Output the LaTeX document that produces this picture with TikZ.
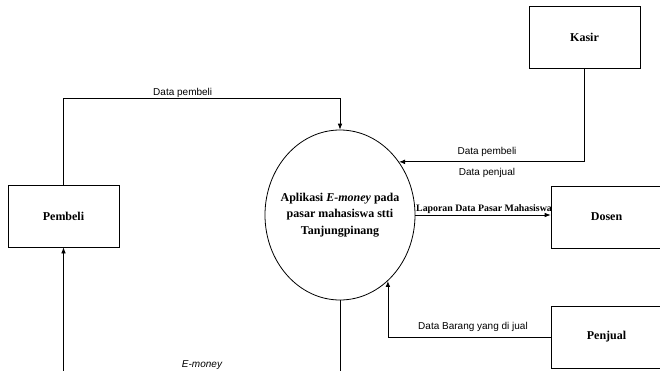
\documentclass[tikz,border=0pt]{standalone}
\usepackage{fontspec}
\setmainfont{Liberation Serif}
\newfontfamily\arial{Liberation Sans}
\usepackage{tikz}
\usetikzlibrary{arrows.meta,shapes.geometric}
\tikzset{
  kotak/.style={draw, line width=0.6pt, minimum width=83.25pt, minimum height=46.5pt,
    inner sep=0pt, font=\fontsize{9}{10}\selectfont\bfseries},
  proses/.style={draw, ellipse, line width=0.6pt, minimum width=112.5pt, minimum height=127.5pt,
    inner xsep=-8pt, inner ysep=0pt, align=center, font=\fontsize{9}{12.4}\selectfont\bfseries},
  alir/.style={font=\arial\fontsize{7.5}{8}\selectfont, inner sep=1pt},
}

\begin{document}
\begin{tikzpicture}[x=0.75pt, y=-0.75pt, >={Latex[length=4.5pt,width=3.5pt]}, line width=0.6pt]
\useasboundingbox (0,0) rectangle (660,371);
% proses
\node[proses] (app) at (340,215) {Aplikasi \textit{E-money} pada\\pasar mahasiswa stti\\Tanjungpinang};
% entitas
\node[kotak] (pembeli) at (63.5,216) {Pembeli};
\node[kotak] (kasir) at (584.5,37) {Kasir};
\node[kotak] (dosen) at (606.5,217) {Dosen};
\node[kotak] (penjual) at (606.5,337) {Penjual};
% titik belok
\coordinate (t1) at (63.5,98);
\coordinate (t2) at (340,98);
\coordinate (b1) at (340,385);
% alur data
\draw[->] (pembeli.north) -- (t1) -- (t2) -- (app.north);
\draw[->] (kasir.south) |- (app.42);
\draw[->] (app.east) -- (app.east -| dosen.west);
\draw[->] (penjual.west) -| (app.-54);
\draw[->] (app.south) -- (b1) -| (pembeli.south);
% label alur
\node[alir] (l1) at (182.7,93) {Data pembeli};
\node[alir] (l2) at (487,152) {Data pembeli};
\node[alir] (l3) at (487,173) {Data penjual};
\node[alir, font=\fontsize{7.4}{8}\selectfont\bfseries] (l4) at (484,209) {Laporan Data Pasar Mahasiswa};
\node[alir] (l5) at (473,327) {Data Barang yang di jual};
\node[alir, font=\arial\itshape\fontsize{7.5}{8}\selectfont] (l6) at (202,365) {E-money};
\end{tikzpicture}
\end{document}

•••••

Work to complete: Quote everything in the listing above exactly; pictures are the only thing to omit.

Output for this task:
Output the LaTeX document that produces this picture with TikZ.
\documentclass[tikz,border=0pt]{standalone}
\usepackage{fontspec}
\setmainfont{Liberation Serif}
\newfontfamily\arial{Liberation Sans}
\usepackage{tikz}
\usetikzlibrary{arrows.meta,shapes.geometric}
\tikzset{
  kotak/.style={draw, line width=0.6pt, minimum width=83.25pt, minimum height=46.5pt,
    inner sep=0pt, font=\fontsize{9}{10}\selectfont\bfseries},
  proses/.style={draw, ellipse, line width=0.6pt, minimum width=112.5pt, minimum height=127.5pt,
    inner xsep=-8pt, inner ysep=0pt, align=center, font=\fontsize{9}{12.4}\selectfont\bfseries},
  alir/.style={font=\arial\fontsize{7.5}{8}\selectfont, inner sep=1pt},
}

\begin{document}
\begin{tikzpicture}[x=0.75pt, y=-0.75pt, >={Latex[length=4.5pt,width=3.5pt]}, line width=0.6pt]
\useasboundingbox (0,0) rectangle (660,371);
% proses
\node[proses] (app) at (340,215) {Aplikasi \textit{E-money} pada\\pasar mahasiswa stti\\Tanjungpinang};
% entitas
\node[kotak] (pembeli) at (63.5,216) {Pembeli};
\node[kotak] (kasir) at (584.5,37) {Kasir};
\node[kotak] (dosen) at (606.5,217) {Dosen};
\node[kotak] (penjual) at (606.5,337) {Penjual};
% titik belok
\coordinate (t1) at (63.5,98);
\coordinate (t2) at (340,98);
\coordinate (b1) at (340,385);
% alur data
\draw[->] (pembeli.north) -- (t1) -- (t2) -- (app.north);
\draw[->] (kasir.south) |- (app.42);
\draw[->] (app.east) -- (app.east -| dosen.west);
\draw[->] (penjual.west) -| (app.-54);
\draw[->] (app.south) -- (b1) -| (pembeli.south);
% label alur
\node[alir] (l1) at (182.7,93) {Data pembeli};
\node[alir] (l2) at (487,152) {Data pembeli};
\node[alir] (l3) at (487,173) {Data penjual};
\node[alir, font=\fontsize{7.4}{8}\selectfont\bfseries] (l4) at (484,209) {Laporan Data Pasar Mahasiswa};
\node[alir] (l5) at (473,327) {Data Barang yang di jual};
\node[alir, font=\arial\itshape\fontsize{7.5}{8}\selectfont] (l6) at (202,365) {E-money};
\end{tikzpicture}
\end{document}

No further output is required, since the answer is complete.